2. A “Gas Capture Plan” should be required and made part of NMAC 19.15.14.8 – Permit to Drill, Deepen, or Plug Back. 

   • A Gas Capture Plan should outline the actions to be taken by the operator to reduce the well/production facility flaring for new completion (new drill, recomplete to new zone, or re-frac) activity.

   • A Gas Capture Plan should require the operator and pipeline company to more formally plan for projected volumes and schedules ahead of drilling. 

3. Current regulation (19.15.18.12A NMAC) prohibits an operator from flaring or venting casinghead gas produced from a well after 60 days of the well’s completion. 

   • The exception process could be better defined, acknowledging when flaring is acceptable (i.e., safety, scheduled and non-scheduled maintenance, emergencies, facility malfunctions).

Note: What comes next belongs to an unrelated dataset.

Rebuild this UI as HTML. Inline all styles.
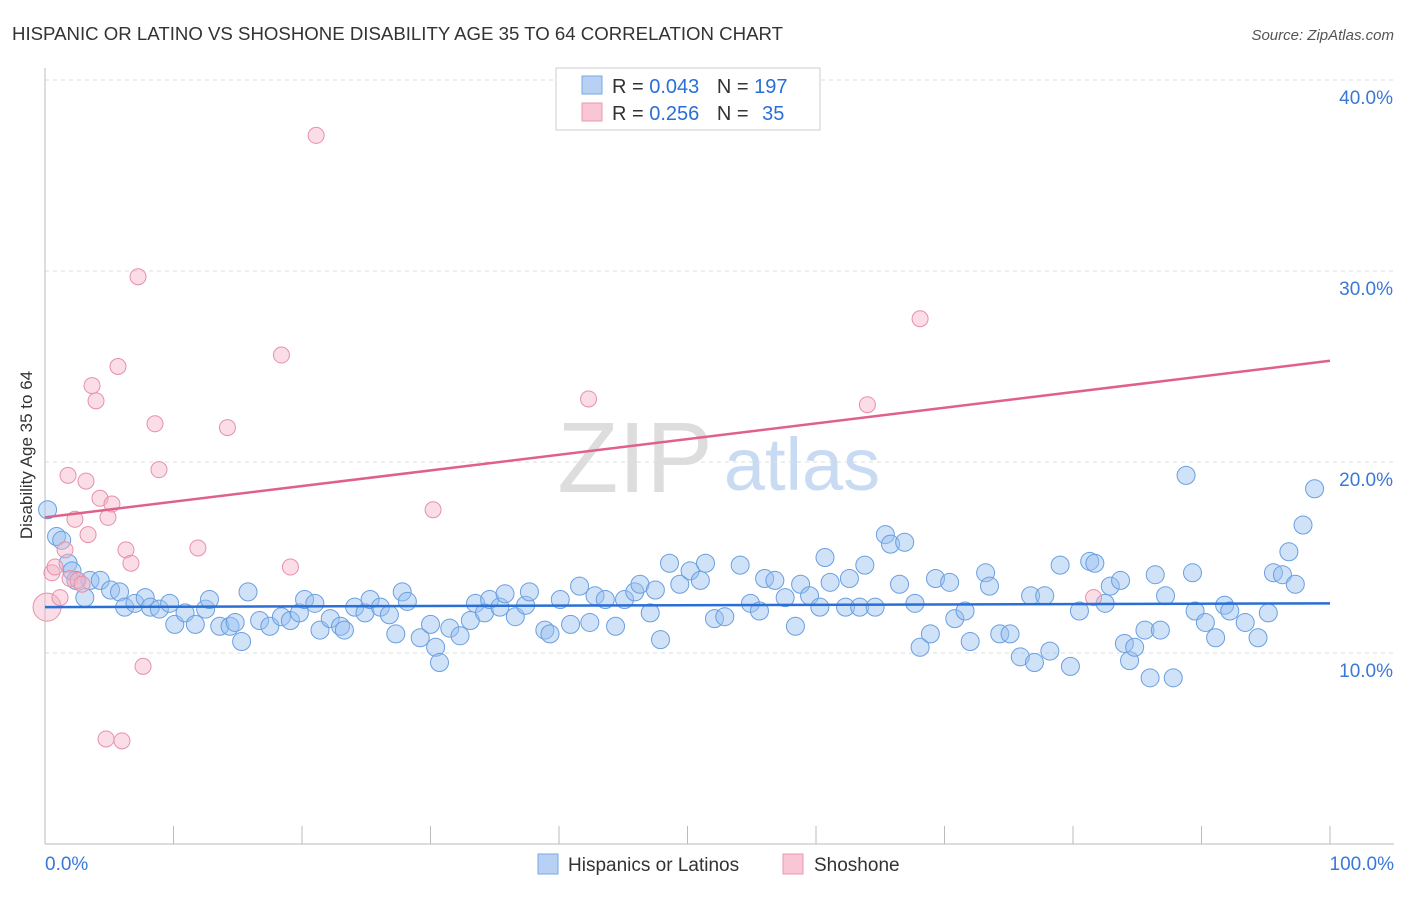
<!DOCTYPE html>
<html><head><meta charset="utf-8"><style>
body{margin:0;background:#fff;font-family:"Liberation Sans",sans-serif;}
svg text{font-family:"Liberation Sans",sans-serif;}
</style></head><body>
<svg id="chart" width="1406" height="892">
<text x="12" y="40" font-size="18" fill="#333" textLength="771" lengthAdjust="spacingAndGlyphs">HISPANIC OR LATINO VS SHOSHONE DISABILITY AGE 35 TO 64 CORRELATION CHART</text>
<text x="1394" y="40" font-size="15" fill="#555" text-anchor="end" font-style="italic">Source: ZipAtlas.com</text>
<text x="32" y="455" font-size="17" fill="#333" text-anchor="middle" transform="rotate(-90 32 455)">Disability Age 35 to 64</text>
<text x="635" y="492" font-size="100" fill="#ddd" text-anchor="middle" font-family="Liberation Serif">ZIP</text>
<text x="802" y="490" font-size="74" fill="#c9dbf3" text-anchor="middle">atlas</text>
<g id="grid"></g><g id="pts"></g><g id="lines"></g>
<g>
<rect x="556" y="68" width="264" height="62" fill="#fff" stroke="#ccc"/>
<rect x="582" y="76" width="20" height="18" fill="#b7d0f3" stroke="#7aa8e4"/>
<text x="612" y="93" font-size="20" fill="#333">R = <tspan fill="#2a6fd6">0.043</tspan>  <tspan dx="12">N = </tspan><tspan fill="#2a6fd6">197</tspan></text>
<rect x="582" y="103" width="20" height="18" fill="#f8c6d4" stroke="#e89ab0"/>
<text x="612" y="120" font-size="20" fill="#333">R =  <tspan fill="#2a6fd6">0.256</tspan>  <tspan dx="12">N = </tspan><tspan fill="#2a6fd6" dx="8">35</tspan></text>
</g>
<g>
<rect x="538" y="854" width="20" height="20" fill="#b7d0f3" stroke="#7aa8e4"/>
<text x="568" y="871" font-size="19" fill="#333">Hispanics or Latinos</text>
<rect x="783" y="854" width="20" height="20" fill="#f8c6d4" stroke="#e89ab0"/>
<text x="814" y="871" font-size="19" fill="#333">Shoshone</text>
</g>
</svg>
<script>
const yTicks=[10,20,30,40];
const xTickLabels=["0.0%","100.0%"];
const blueX=[0.2,0.9,1.3,1.8,2.1,2.4,3.1,3.5,4.3,5.1,5.8,6.2,7.0,7.8,8.2,8.9,9.7,10.1,10.9,11.7,12.5,12.8,13.6,14.4,14.8,15.3,15.8,16.7,17.5,18.4,19.1,19.8,20.2,21.0,21.4,22.2,23.0,23.3,24.1,24.9,25.3,26.1,26.8,27.3,27.8,28.2,29.2,30.0,30.4,30.7,31.5,32.3,33.1,33.5,34.2,34.6,35.4,35.8,36.6,37.4,37.7,38.9,39.3,40.1,40.9,41.6,42.4,42.8,43.6,44.4,45.1,45.9,46.3,47.1,47.5,47.9,48.6,49.4,50.2,51.0,51.4,52.1,52.9,54.1,54.9,55.6,56.0,56.8,57.6,58.4,58.8,59.5,60.3,60.7,61.1,62.3,62.6,63.4,63.8,64.6,65.4,65.8,66.5,66.9,67.7,68.1,68.9,69.3,70.4,70.8,71.6,72.0,73.2,73.5,74.3,75.1,75.9,76.7,77.0,77.8,78.2,79.0,79.8,80.5,81.3,81.7,82.5,82.9,83.7,84.0,84.4,84.8,85.6,86.0,86.4,86.8,87.2,87.8,88.8,89.3,89.5,90.3,91.1,91.8,92.2,93.4,94.4,95.2,95.6,96.3,96.8,97.3,97.9,98.8];
const blueY=[17.5,16.1,15.9,14.7,14.3,13.8,12.9,13.8,13.8,13.3,13.2,12.4,12.6,12.9,12.4,12.3,12.6,11.5,12.1,11.5,12.3,12.8,11.4,11.4,11.6,10.6,13.2,11.7,11.4,11.9,11.7,12.1,12.8,12.6,11.2,11.8,11.4,11.2,12.4,12.1,12.8,12.4,12.0,11.0,13.2,12.7,10.8,11.5,10.3,9.5,11.3,10.9,11.7,12.6,12.1,12.8,12.4,13.1,11.9,12.5,13.2,11.2,11.0,12.8,11.5,13.5,11.6,13.0,12.8,11.4,12.8,13.2,13.6,12.1,13.3,10.7,14.7,13.6,14.3,13.8,14.7,11.8,11.9,14.6,12.6,12.2,13.9,13.8,12.9,11.4,13.6,13.0,12.4,15.0,13.7,12.4,13.9,12.4,14.6,12.4,16.2,15.7,13.6,15.8,12.6,10.3,11.0,13.9,13.7,11.8,12.2,10.6,14.2,13.5,11.0,11.0,9.8,13.0,9.5,13.0,10.1,14.6,9.3,12.2,14.8,14.7,12.6,13.5,13.8,10.5,9.6,10.3,11.2,8.7,14.1,11.2,13.0,8.7,19.3,14.2,12.2,11.6,10.8,12.5,12.2,11.6,10.8,12.1,14.2,14.1,15.3,13.6,16.7,18.6];
const pinkX=[0.16,0.54,0.78,1.17,1.56,1.79,1.95,2.33,2.57,2.88,3.19,3.35,3.66,3.97,4.28,4.9,5.21,5.68,6.3,6.69,7.24,7.63,8.56,8.87,11.9,14.2,18.4,19.1,21.1,30.2,42.3,64.0,68.1,81.6,4.75,5.99];
const pinkY=[12.4,14.2,14.5,12.9,15.4,19.3,13.9,17.0,13.8,13.6,19.0,16.2,24.0,23.2,18.1,17.1,17.8,25.0,15.4,14.7,29.7,9.3,22.0,19.6,15.5,21.8,25.6,14.5,37.1,17.5,23.3,23.0,27.5,12.9,5.5,5.4];
const blueTrend=[12.4,12.6];
const pinkTrend=[17.1,25.3];
const X0=45,X1=1330,YB=844,PY=19.1;
const sx=v=>X0+(X1-X0)*v/100, sy=v=>YB-v*PY;
const NS="http://www.w3.org/2000/svg";
function mk(t,a,p){const e=document.createElementNS(NS,t);for(const k in a)e.setAttribute(k,a[k]);p.appendChild(e);return e;}
const grid=document.getElementById('grid');
mk('line',{x1:X0,x2:1394,y1:80,y2:80,stroke:'#ddd','stroke-dasharray':'4,4'},grid);
yTicks.forEach(t=>{
 const l=mk('line',{x1:X0,x2:1394,y1:sy(t),y2:sy(t),stroke:'#ddd','stroke-dasharray':'4,4'},grid);
 
 
 const tx=mk('text',{x:1393,y:sy(t)+24,'font-size':19,fill:'#3a78d8','text-anchor':'end'},grid);
 tx.textContent=t.toFixed(1)+'%';
 
 
});
mk('line',{x1:X0,x2:X0,y1:68,y2:YB,stroke:'#bbb'},grid);
mk('line',{x1:X0,x2:1394,y1:YB,y2:YB,stroke:'#bbb'},grid);
for(let i=0;i<=10;i++){mk('line',{x1:sx(i*10),x2:sx(i*10),y1:YB,y2:YB-18,stroke:'#bbb'},grid);}
const xl=mk('text',{x:45,y:870,'font-size':19,fill:'#3a78d8'},grid);xl.textContent=xTickLabels[0];


const xr=mk('text',{x:1394,y:870,'font-size':19,fill:'#3a78d8','text-anchor':'end'},grid);xr.textContent=xTickLabels[1];


const pts=document.getElementById('pts');
blueX.forEach((x,i)=>{const c=mk('circle',{cx:sx(x),cy:sy(blueY[i]),r:9,fill:'rgba(150,190,240,0.45)',stroke:'#6a9fe0','stroke-width':1},pts);
 
 });
pinkX.forEach((x,i)=>{const c=mk('circle',{cx:sx(x),cy:sy(pinkY[i]),r:i==0?14:8,fill:'rgba(245,180,200,0.45)',stroke:'#e890a8','stroke-width':1},pts);
 
 });
const lines=document.getElementById('lines');
const bl=mk('line',{x1:sx(0),x2:sx(100),y1:sy(blueTrend[0]),y2:sy(blueTrend[1]),stroke:'#2a6fd6','stroke-width':2.5},lines);


const pl=mk('line',{x1:sx(0),x2:sx(100),y1:sy(pinkTrend[0]),y2:sy(pinkTrend[1]),stroke:'#e0608a','stroke-width':2.5},lines);


</script>
</body></html>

   • Provided the exception process above is better defined and includes a notice provision, regulators should reduce the 60 days currently authorized to 30 days. 

 

Conclusion

Under Governor Lujan Grisham’s leadership, the State of New Mexico has committed to identifying and implementing new ways for the oil and gas industry to reduce waste of natural gas through reductions in flaring. NMOGA has and continues to encourage all operators in New Mexico to employ industry best practices to achieve the lowest level of natural gas flaring that is consistent with safe operations. NMOGA agrees with the Governor’s goal and remains committed to working with federal and state leaders to reduce emissions and combat climate change through pragmatic and cost-effective regulations that promote creativity and innovation.